Wilmon Stanley, 83, a Korean War veteran from Valdosta, Georgia, was born into a segregated society. He waits for the day “that people look at one another on an individual basis, not what race or group of people they come from.”
He might well wonder when that day will come.
The CNHI survey indicated the political divide in the nation’s heartland has escalated during Trump’s two years in the White House, devolving to local government on discussions about education and other topics.

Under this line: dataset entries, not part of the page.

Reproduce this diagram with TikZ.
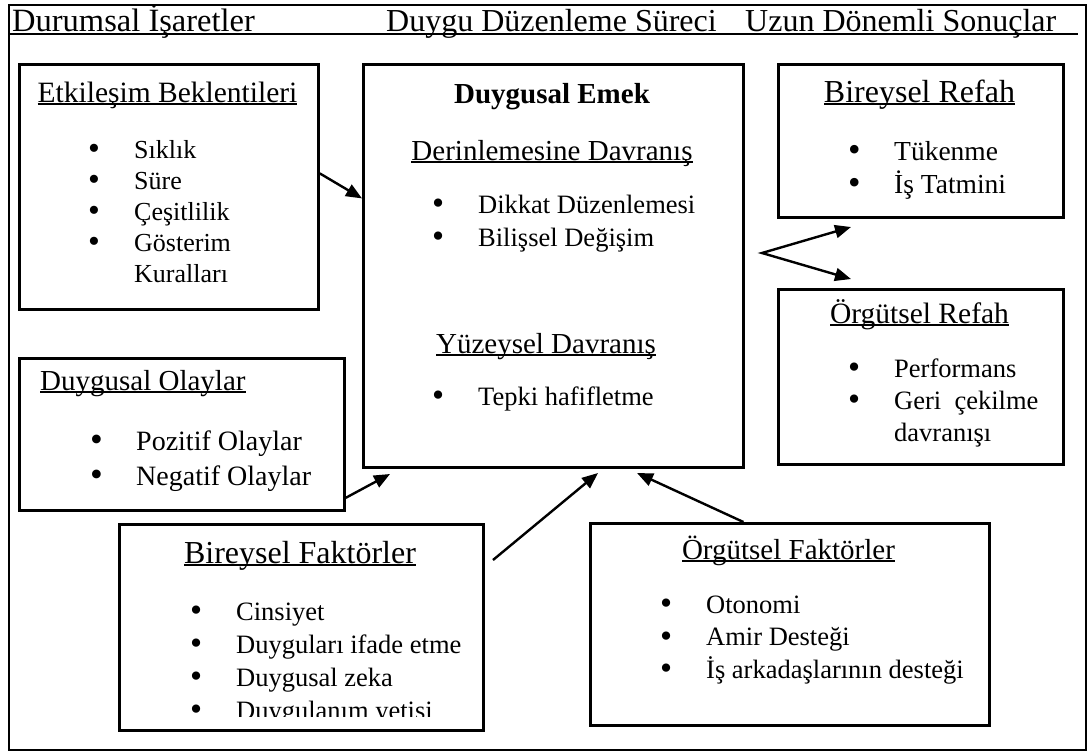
\documentclass[tikz,border=0pt]{standalone}
\usepackage{fontspec}
\setmainfont{Liberation Serif}
\usetikzlibrary{arrows.meta,positioning}

\newcommand{\fsz}[2]{\fontsize{#1}{#2}\selectfont}
\newcommand{\undl}[1]{\setbox0\hbox{#1}\rlap{\rule[-3pt]{\wd0}{1.6pt}}\box0}
\newcommand{\itm}{\makebox[46pt][l]{\smash{\raisebox{-1.5pt}{\scalebox{1.3}{\textbullet}}}}}
\newcommand{\nobul}{\hspace*{46pt}}
\newcommand{\blist}[1]{\begin{tabular}[t]{@{}l@{}}#1\end{tabular}}

\begin{document}
\begin{tikzpicture}[x=1pt, y=-1pt, >={Triangle[length=16pt,width=13pt]},
  box/.style={draw, line width=2.8pt, inner sep=0pt, anchor=north west},
  ttl/.style={inner sep=0pt, anchor=base},
  lst/.style={inner sep=0pt, anchor=base west},
  arr/.style={->, line width=2.4pt}]
\useasboundingbox (0,0) rectangle (1090,753);
% frame and header
\node[draw, line width=2pt, inner sep=0pt, anchor=north west, minimum width=1077, minimum height=745] (frame) at (8,4) {};
\node[lst, font=\fsz{32.5}{38}] (hcues) at (12,31) {Durumsal İşaretler};
\node[lst, font=\fsz{32}{38}] (hproc) at (386,31) {Duygu Düzenleme Süreci};
\node[lst, font=\fsz{32}{38}] (hres) at (745,31) {Uzun Dönemli Sonuçlar};
\draw[line width=1.6pt] (8,34) -- (1078,34);

% boxes
\node[box, minimum width=299, minimum height=245] (etk) at (18,63) {};
\node[box, minimum width=380, minimum height=403] (emek) at (362,63) {};
\node[box, minimum width=285, minimum height=153] (brefah) at (777,63) {};
\node[box, minimum width=285, minimum height=175] (orefah) at (777,288) {};
\node[box, minimum width=325, minimum height=152] (olay) at (18,357) {};
\node[box, minimum width=364, minimum height=206] (bfak) at (118,523) {};
\node[box, minimum width=399, minimum height=202] (ofak) at (589,522) {};

% Etkilesim Beklentileri
\node[ttl, font=\fsz{29.5}{34}] (etkT) at (167.5,102) {\undl{Etkileşim Beklentileri}};
\node[lst, font=\fsz{26}{31}] (etkL) at (88,158) {\blist{\itm Sıklık\\ \itm Süre\\ \itm Çeşitlilik\\ \itm Gösterim\\ \nobul Kuralları}};

% Duygusal Emek
\node[ttl, font=\bfseries\fsz{29}{34}] (emekT) at (552,103) {Duygusal Emek};
\node[ttl, font=\fsz{29}{34}] (derinT) at (552,160) {\undl{Derinlemesine Davranış}};
\node[lst, font=\fsz{26.5}{33}] (derinL) at (432,213) {\blist{\itm Dikkat Düzenlemesi\\ \itm Bilişsel Değişim}};
\node[ttl, font=\fsz{29}{34}] (yuzeyT) at (546,353) {\undl{Yüzeysel Davranış}};
\node[lst, font=\fsz{26.5}{33}] (yuzeyL) at (432,405) {\blist{\itm Tepki hafifletme}};

% Refah
\node[ttl, font=\fsz{32}{36}] (brefahT) at (919.5,102) {\undl{Bireysel Refah}};
\node[lst, font=\fsz{27.5}{33}] (brefahL) at (848,160) {\blist{\itm Tükenme\\ \itm İş Tatmini}};
\node[ttl, font=\fsz{29.5}{34}] (orefahT) at (919.5,323) {\undl{Örgütsel Refah}};
\node[lst, font=\fsz{26.5}{32}] (orefahL) at (848,377) {\blist{\itm Performans\\ \itm Geri\ \ çekilme\\ \nobul davranışı}};

% Duygusal Olaylar
\node[lst, font=\fsz{29}{34}] (olayT) at (40,390) {\undl{Duygusal Olaylar}};
\node[lst, font=\fsz{28}{35}] (olayL) at (90,450) {\blist{\itm Pozitif Olaylar\\ \itm Negatif Olaylar}};

% Faktorler
\node[ttl, font=\fsz{32}{36}] (bfakT) at (300,563) {\undl{Bireysel Faktörler}};
\begin{scope}
\clip (118,523) rectangle (482,716);
\node[lst, font=\fsz{26.5}{33}] (bfakL) at (190,620) {\blist{\itm Cinsiyet\\ \itm Duyguları ifade etme\\ \itm Duygusal zeka\\ \itm Duygulanım yetisi}};
\end{scope}
\node[ttl, font=\fsz{29}{34}] (ofakT) at (788.5,559) {\undl{Örgütsel Faktörler}};
\node[lst, font=\fsz{26.5}{32.5}] (ofakL) at (660,613) {\blist{\itm Otonomi\\ \itm Amir Desteği\\ \itm İş arkadaşlarının desteği}};

% arrows
\coordinate (fork) at (762,253);
\coordinate (tipB) at (851,227);
\coordinate (tipO) at (851,279);
\coordinate (tipE) at (390,474);
\coordinate (bfakout) at (493,560);
\coordinate (tipF) at (598,473);
\coordinate (tipG) at (637,473);
\draw[arr] ([yshift=13.5pt]etk.east) -- ([yshift=67.5pt]emek.west);
\draw[arr, <->] (tipB) -- (fork) -- (tipO);
\draw[arr] ([yshift=14pt]olay.south east) -- (tipE);
\draw[arr] (bfakout) -- (tipF);
\draw[arr] ([xshift=-46.5pt]ofak.north) -- (tipG);
\end{tikzpicture}
\end{document}
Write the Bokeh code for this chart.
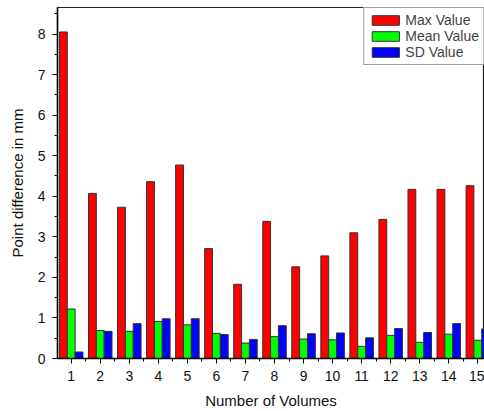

Paula Pleasant, a teacher in Greenup County, Kentucky, said public education is “under attack” in several states, affected by polarization of ideology and a coarsening of political discussion. Teacher strikes in West Virginia, Oklahoma, Arizona and Colorado underscored the strife over salaries and tax support.
“I just want us united. You can agree to disagree,” she said. “I just want compromise. We’ve got to find a common goal.”
That’s a constructive message that many heartland voters echoed in describing the overly adversarial relationship between Republicans and Democrats, and yet it’s a message that seems to fall on plugged political ears heading into the Nov. 6 midterm elections.